Generalized Partial Least Squares Approach for Nominal Multinomial Logit Regression Models with a Functional Covariate.

摘要

Functional Data Analysis (FDA) has attracted substantial attention for the last two decades. Within FDA, classifying curves into two or more categories is consistently of interest to scientists, but multi-class prediction within FDA is challenged in that most classification tools have been limited to binary response applications. The functional logistic regression (FLR) model was developed to forecast a binary response variable in the functional case. In this study, a functional nominal multinomial logit regression (F-NM-LR) model was developed that shifts the FLR model into a multiple logit model. However, the model generates inaccurate parameter function estimates due to multicollinearity in the design matrix. A generalized partial least squares (GPLS) approach with cubic B-spline basis expansions was developed to address the multicollinearity and high dimensionality problems that preclude accurate estimates and curve discrimination with the F-NM-LR model. The GPLS method extends partial least squares (PLS) and improves upon current methodology by introducing a component selection criterion that reconstructs the parameter function with fewer predictors. The GPLS regression estimates are derived via Iteratively ReWeighted Partial Least Squares (IRWPLS), defining a set of uncorrelated latent variables to use as predictors for the F-GPLS-NM-LR model. This methodology was compared to the classic alternative estimation method of principal component regression (PCR) in a simulation study.
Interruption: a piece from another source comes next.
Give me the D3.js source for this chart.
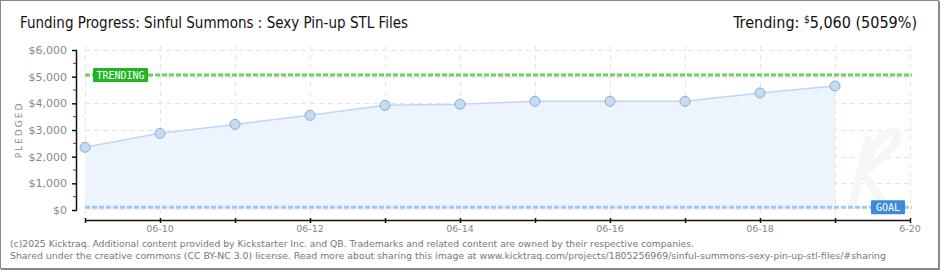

The performance of the proposed methodology was tested via simulations and applications on a spectrometric dataset. The results indicate that the GPLS method performs well in multi-class prediction with respect to the F-NM-LR model. The main difference between the two approaches was that PCR usually requires more components than GPLS to achieve similar accuracy of parameter function estimates of the F-GPLS-NM-LR model. The results of this research imply that the GPLS method is preferable to the F-NM-LR model, and it is a useful contribution to FDA techniques. This method may be particularly appropriate for practical situations where accurate prediction of a response variable with fewer components is a priority.